-- begin AVAILABLE DATA --

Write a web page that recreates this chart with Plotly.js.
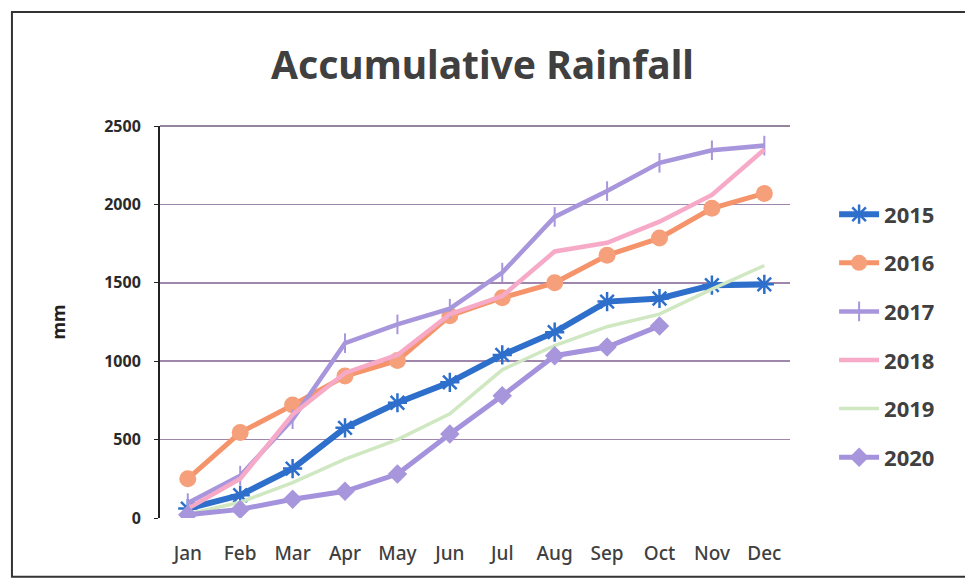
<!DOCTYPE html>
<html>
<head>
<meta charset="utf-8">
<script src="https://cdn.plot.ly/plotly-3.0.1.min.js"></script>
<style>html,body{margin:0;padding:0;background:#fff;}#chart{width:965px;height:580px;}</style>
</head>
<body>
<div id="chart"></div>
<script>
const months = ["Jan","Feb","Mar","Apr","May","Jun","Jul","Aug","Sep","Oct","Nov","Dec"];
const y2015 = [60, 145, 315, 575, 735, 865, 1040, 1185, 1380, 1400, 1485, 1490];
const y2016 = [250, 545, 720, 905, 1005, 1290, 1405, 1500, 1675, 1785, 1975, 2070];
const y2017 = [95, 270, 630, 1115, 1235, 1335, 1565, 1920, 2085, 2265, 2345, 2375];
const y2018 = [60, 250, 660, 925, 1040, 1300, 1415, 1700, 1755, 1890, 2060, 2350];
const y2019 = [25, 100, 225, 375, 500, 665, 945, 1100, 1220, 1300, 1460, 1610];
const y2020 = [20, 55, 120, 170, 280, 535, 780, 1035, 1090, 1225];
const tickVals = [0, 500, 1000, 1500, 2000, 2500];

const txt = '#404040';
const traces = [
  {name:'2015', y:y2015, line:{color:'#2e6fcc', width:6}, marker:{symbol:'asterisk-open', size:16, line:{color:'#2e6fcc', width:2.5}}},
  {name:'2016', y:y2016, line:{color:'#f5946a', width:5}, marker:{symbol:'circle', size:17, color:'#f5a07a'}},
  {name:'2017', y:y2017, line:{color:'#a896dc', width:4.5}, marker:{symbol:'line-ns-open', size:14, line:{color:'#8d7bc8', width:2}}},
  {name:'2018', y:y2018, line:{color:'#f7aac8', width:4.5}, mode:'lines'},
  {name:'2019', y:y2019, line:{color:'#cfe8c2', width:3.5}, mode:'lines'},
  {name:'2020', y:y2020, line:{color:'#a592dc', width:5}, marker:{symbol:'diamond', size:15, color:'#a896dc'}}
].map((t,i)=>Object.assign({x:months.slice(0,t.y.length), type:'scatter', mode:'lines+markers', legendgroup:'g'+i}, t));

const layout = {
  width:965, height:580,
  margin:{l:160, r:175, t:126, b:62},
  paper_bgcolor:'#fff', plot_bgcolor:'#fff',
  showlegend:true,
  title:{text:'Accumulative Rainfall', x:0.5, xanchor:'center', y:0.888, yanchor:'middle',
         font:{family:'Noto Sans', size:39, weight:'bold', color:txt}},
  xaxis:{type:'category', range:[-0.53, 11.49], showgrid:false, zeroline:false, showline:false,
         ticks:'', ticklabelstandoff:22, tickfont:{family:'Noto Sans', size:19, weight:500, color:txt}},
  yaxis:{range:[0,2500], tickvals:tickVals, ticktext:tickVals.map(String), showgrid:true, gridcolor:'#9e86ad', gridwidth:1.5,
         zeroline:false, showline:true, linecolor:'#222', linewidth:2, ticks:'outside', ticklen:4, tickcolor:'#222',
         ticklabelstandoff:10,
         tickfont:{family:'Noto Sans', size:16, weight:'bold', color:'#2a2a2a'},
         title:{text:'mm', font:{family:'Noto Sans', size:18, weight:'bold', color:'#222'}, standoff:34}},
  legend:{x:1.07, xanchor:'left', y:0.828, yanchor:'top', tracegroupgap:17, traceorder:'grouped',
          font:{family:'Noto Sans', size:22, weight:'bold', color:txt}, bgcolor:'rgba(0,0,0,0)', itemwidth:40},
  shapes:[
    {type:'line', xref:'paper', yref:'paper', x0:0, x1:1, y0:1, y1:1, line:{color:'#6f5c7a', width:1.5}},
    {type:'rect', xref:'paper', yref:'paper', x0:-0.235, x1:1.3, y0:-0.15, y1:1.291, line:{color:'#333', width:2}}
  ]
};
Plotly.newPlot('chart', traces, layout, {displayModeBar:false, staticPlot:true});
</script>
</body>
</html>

-- end AVAILABLE DATA --

*JOB*
Report each line in the data that holds the word "chart".

*THE SOLUTION*
Write a web page that recreates this chart with Plotly.js.
<style>html,body{margin:0;padding:0;background:#fff;}#chart{width:965px;height:580px;}</style>
<div id="chart"></div>
Plotly.newPlot('chart', traces, layout, {displayModeBar:false, staticPlot:true});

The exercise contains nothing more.